Loi Thévenoud : Uber invoque avec succès le droit européen devant le Conseil d’État
Le Conseil d’État considère que le décret réservant aux taxis l’utilisation d’outils de géolocalisation est « entaché d’illégalité ». Qu’est-ce qui coince ?
Uber a remporté une bataille dans sa croisade contre la loi Thévenoud.
Par une décision rendue ce mercredi 9 mars 2016, le Conseil d’État a entériné l’annulation des dispositions de l’article R. 3124-11 du code des transports « en tant qu’elles sanctionnent le fait de contrevenir aux dispositions […] de l’article L. 3120-2 [de ce même code] ».
De quoi parle-t-on dans les faits ? Uber avait saisi la plus haute juridiction administrative de France pour contester l’interdiction qui lui était imposée, par un décret du 30 décembre 2014 relatif au transport public particulier de personnes, d’exploiter ses outils de géolocalisation, sous prétexte qu’ils permettaient la « maraude électronique ».
Ayant pour but de fixer les modalités d’application de la loi Thévenoud du 1er octobre 2014, le décret en question (no 2014-1725) avait également fait l’objet de requêtes émises par l’association Taxilibre, la Chambre syndicale des loueurs d’automobiles de Paris-Île-de-France et le syndicat des artisans de taxis de l’Essonne.
Au point 12 de sa décision, le Conseil d’État a tenu à préciser que le législateur « a distingué, d’une part, l’activité consistant à stationner et à circuler sur la voie publique en quête de clients en vue de leur transport et d’autre part, l’activité de transport individuel de personnes sur réservation préalable ». Cette deuxième activité pouvant être exercée non seulement par les taxis, mais également par d’autres professions, « notamment celle de voitures de transport avec chauffeur ».
Défaut d’information
Parmi les règles législatives dont le décret attaqué précise les modalités d’application figure une interdiction résultant de l’article L. 3120-2 du code des transports : les personnes non titulaires d’une autorisation de stationnement ne peuvent pas informer un client, avant la réservation et quel que soit le moyen utilisé, de la localisation et de la disponibilité d’un véhicule.
Ces dispositions doivent, comme l’ont démontré des travaux parlementaires, permettre de réserver cette pratique aux taxis « faisant ainsi obstacle à l’utilisation d’un tel service de réservation par d’autres catégories de transporteurs ».
Le Conseil d’État estime que ces exigences visent spécifiquement l’accès à un « service de la société de l’information », effectué à distance, par voie électronique, sans que les parties soient simultanément présentes, déclenché par une demande individuelle du destinataire et rémunéré. Et qu’elles doivent, de ce fait, être considérées comme des règles techniques relevant de l’article 8 de la directive européenne 98/34/CE du 22 juin 1998 sur l’économie numérique.

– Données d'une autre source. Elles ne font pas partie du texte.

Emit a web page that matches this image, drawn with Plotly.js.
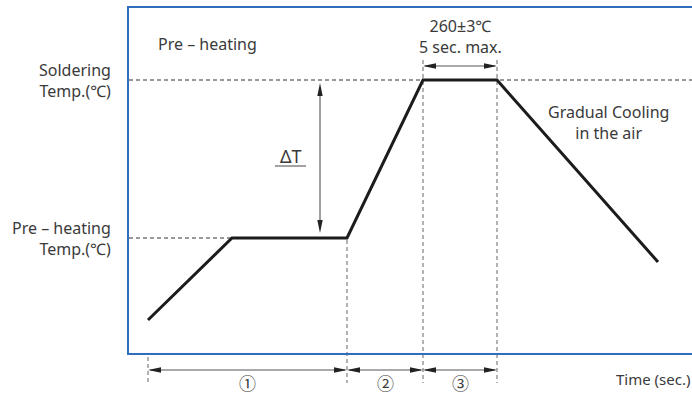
<!DOCTYPE html>
<html><head><meta charset="utf-8">
<script src="https://cdn.plot.ly/plotly-3.0.1.min.js"></script>
<style>html,body{margin:0;padding:0;background:#fff;}#chart{width:692px;height:396px;}</style>
</head><body><div id="chart"></div>
<script>
// Reflow profile (schematic units: time along x, temperature along y)
const timePoints = [19, 103, 218, 294, 368, 529];
const tempPoints = [33, 115, 115, 273, 273, 91];
const stageLabels = ['①', '②', '③'];
const solderLabel = 'Soldering<br>Temp.(℃)';
const preheatLabel = 'Pre – heating<br>Temp.(℃)';
const peakLabel = '260±3℃<br>5 sec. max.';
const coolLabel = 'Gradual Cooling<br>in the air';
const preheatTitle = 'Pre – heating';
const deltaLabel = 'ΔT';
const timeLabel = 'Time (sec.)';

const W = 692, H = 396, ML = 129, MT = 8, MB = 43;
const PW = W - ML, PH = H - MT - MB;
const xd = px => px - ML;                 // pixel -> x data
const xp = px => (px - ML) / PW;          // pixel -> paper x
const yp = py => (H - MB - py) / PH;      // pixel -> paper y

const FONT = 'Noto Sans, Noto Sans CJK KR, sans-serif';
const CJK = 'Noto Sans CJK KR, Noto Sans, sans-serif';
const TXT = '#3a3a3a';
const BLUE = '#2f6dbd';

const shapes = [];
const annotations = [];

// horizontal dashed reference lines
shapes.push({type:'line', layer:'below', xref:'paper', yref:'y', x0:0, x1:1, y0:tempPoints[3], y1:tempPoints[3],
  line:{color:'#333', width:1, dash:'4px,3px'}});
shapes.push({type:'line', layer:'below', xref:'x', yref:'y', x0:0, x1:timePoints[1], y0:tempPoints[1], y1:tempPoints[1],
  line:{color:'#333', width:1, dash:'4px,3px'}});

// vertical dashed phase boundaries
const vTop = [357, 240, 60, 60];
[timePoints[0], timePoints[2], timePoints[3], timePoints[4]].forEach((t, i) => {
  shapes.push({type:'line', layer:'below', xref:'x', yref:'paper', x0:t, x1:t, y0:yp(vTop[i]), y1:yp(383),
    line:{color:'#666', width:1, dash:'4px,3px'}});
});

function hArrowHead(xt, ypx, dir) {
  const L = 13, hw = 2.7;
  const y0 = yp(ypx), dy = hw / PH;
  shapes.push({type:'path', xref:'x', yref:'paper', fillcolor:'#222', line:{width:0},
    path:`M ${xt},${y0} L ${xt - dir*L},${y0 + dy} L ${xt - dir*L},${y0 - dy} Z`});
}
function dimLine(xa, xb, ypx) {
  shapes.push({type:'line', xref:'x', yref:'paper', x0:xa + 2, x1:xb - 2, y0:yp(ypx), y1:yp(ypx),
    line:{color:'#555', width:1}});
  hArrowHead(xa, ypx, -1);
  hArrowHead(xb, ypx, 1);
}
// bottom stage dimensions
const bounds = [timePoints[0], timePoints[2], timePoints[3], timePoints[4]];
for (let i = 0; i < 3; i++) {
  dimLine(bounds[i], bounds[i+1], 370);
  annotations.push({xref:'x', yref:'paper', x:(bounds[i]+bounds[i+1])/2, y:yp(382), text:stageLabels[i],
    showarrow:false, xanchor:'center', yanchor:'middle', borderpad:0,
    font:{family:CJK, size:17, color:TXT}});
}
// peak duration dimension
dimLine(timePoints[3], timePoints[4], 66);

// delta T vertical double arrow
const dX = xd(320);
const dTop = tempPoints[3] - 3, dBot = tempPoints[1] + 5;
shapes.push({type:'line', xref:'x', yref:'y', x0:dX, x1:dX, y0:dBot + 4, y1:dTop - 4, line:{color:'#444', width:1}});
shapes.push({type:'path', xref:'x', yref:'y', fillcolor:'#222', line:{width:0},
  path:`M ${dX},${dTop} L ${dX-2.7},${dTop-13} L ${dX+2.7},${dTop-13} Z`});
shapes.push({type:'path', xref:'x', yref:'y', fillcolor:'#222', line:{width:0},
  path:`M ${dX},${dBot} L ${dX-2.7},${dBot+13} L ${dX+2.7},${dBot+13} Z`});
// delta T label underline
shapes.push({type:'line', xref:'x', yref:'paper', x0:xd(275), x1:xd(306), y0:yp(166), y1:yp(166), line:{color:'#444', width:1}});

// text
annotations.push({xref:'paper', yref:'y', x:xp(113), y:tempPoints[3], text:solderLabel, align:'right',
  showarrow:false, xanchor:'right', yanchor:'middle', font:{family:FONT, size:16, color:TXT}});
annotations.push({xref:'paper', yref:'y', x:xp(113), y:tempPoints[1], text:preheatLabel, align:'right',
  showarrow:false, xanchor:'right', yanchor:'middle', font:{family:FONT, size:16, color:TXT}});
annotations.push({xref:'x', yref:'paper', x:(timePoints[3]+timePoints[4])/2, y:yp(36), text:peakLabel, align:'center',
  showarrow:false, xanchor:'center', yanchor:'middle', font:{family:FONT, size:16, color:TXT}});
annotations.push({xref:'paper', yref:'paper', x:xp(608), y:yp(122), text:coolLabel, align:'center',
  showarrow:false, xanchor:'center', yanchor:'middle', font:{family:FONT, size:16, color:TXT}});
annotations.push({xref:'paper', yref:'paper', x:xp(156), y:yp(44), text:preheatTitle,
  showarrow:false, xanchor:'left', yanchor:'middle', font:{family:FONT, size:16, color:TXT}});
annotations.push({xref:'paper', yref:'paper', x:xp(291), y:yp(156), text:deltaLabel,
  showarrow:false, xanchor:'center', yanchor:'middle', font:{family:FONT, size:18, color:TXT}});
annotations.push({xref:'paper', yref:'paper', x:1, y:yp(379), text:timeLabel,
  showarrow:false, xanchor:'right', yanchor:'middle', font:{family:FONT, size:15, color:TXT}});
// clipped fragment at top-left edge (as in the reference)
annotations.push({xref:'paper', yref:'paper', x:xp(3), y:yp(13), text:'<b>i</b>',
  showarrow:false, xanchor:'right', yanchor:'middle', font:{family:FONT, size:19, color:'#111'}});

const trace = {
  type:'scatter', mode:'lines', x:timePoints, y:tempPoints,
  line:{color:'#1c1c1c', width:3}, hoverinfo:'skip', cliponaxis:false
};

const layout = {
  width:W, height:H, margin:{l:ML, r:0, t:MT, b:MB, pad:0},
  paper_bgcolor:'#fff', plot_bgcolor:'#fff', showlegend:false,
  xaxis:{range:[0, PW], showgrid:false, zeroline:false, showticklabels:false, ticks:'',
    showline:true, mirror:true, linecolor:BLUE, linewidth:2, fixedrange:true},
  yaxis:{range:[0, PH], showgrid:false, zeroline:false, showticklabels:false, ticks:'',
    showline:true, mirror:false, linecolor:BLUE, linewidth:2, fixedrange:true},
  shapes, annotations
};
Plotly.newPlot('chart', [trace], layout, {displayModeBar:false, staticPlot:true});
</script></body></html>
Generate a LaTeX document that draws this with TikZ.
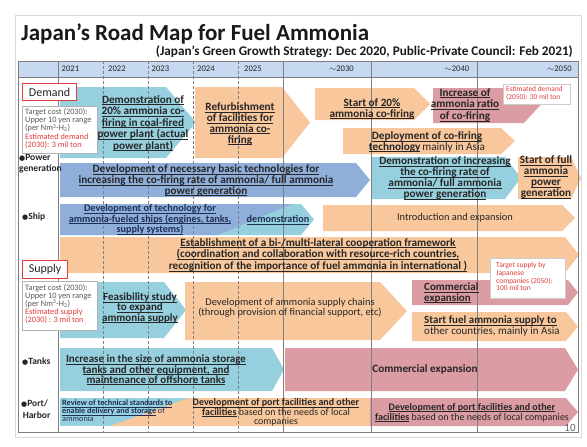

C’est là que ça coince : ladite directive prévoit une procédure d’information de la Commission européenne préalable à toute mise en œuvre d’une réglementation technique et/ou règle relative aux « biens et services de la société de l’information ».
Or, la loi Thévenoud, dont sont issues les dispositions contestées, n’a pas fait l’objet de cette procédure d’information.
Vice de procédure
Bilan pour le Conseil d’ État : l’article L. 3120-2 du code des transports est affecté d’un vice de procédure qui « entache d’illégalité toutes les dispositions du décret attaqué dont ils constituent la base légale et qui n’a d’ailleurs lui-même pas fait l’objet de cette procédure d’information ».
Ainsi les requérants sont-ils autorisés à demander l’annulation de l’article R. 3124-11 créé par le décret et qui institue que toute contravention aux dispositions de l’article L. 3120-1 est punie « de l’amende prévue pour les contraventions de cinquième classe ».
Cet argument d’une législation française inapplicable au regard du droit européen, Uber l’a déjà exposé à Bruxelles, également en évoquant la question de l’obligation de notification préalable, qui doit permettre d’éviter que des États adoptent des réglementations susceptibles de porter atteint aux échanges.
C’est ce qui avait, entre autres, retardé de quelques semaines l’adoption de la « loi Amazon », laquelle interdit aux librairies en ligne de cumuler remise de 5 % sur les livres et gratuité des frais de port.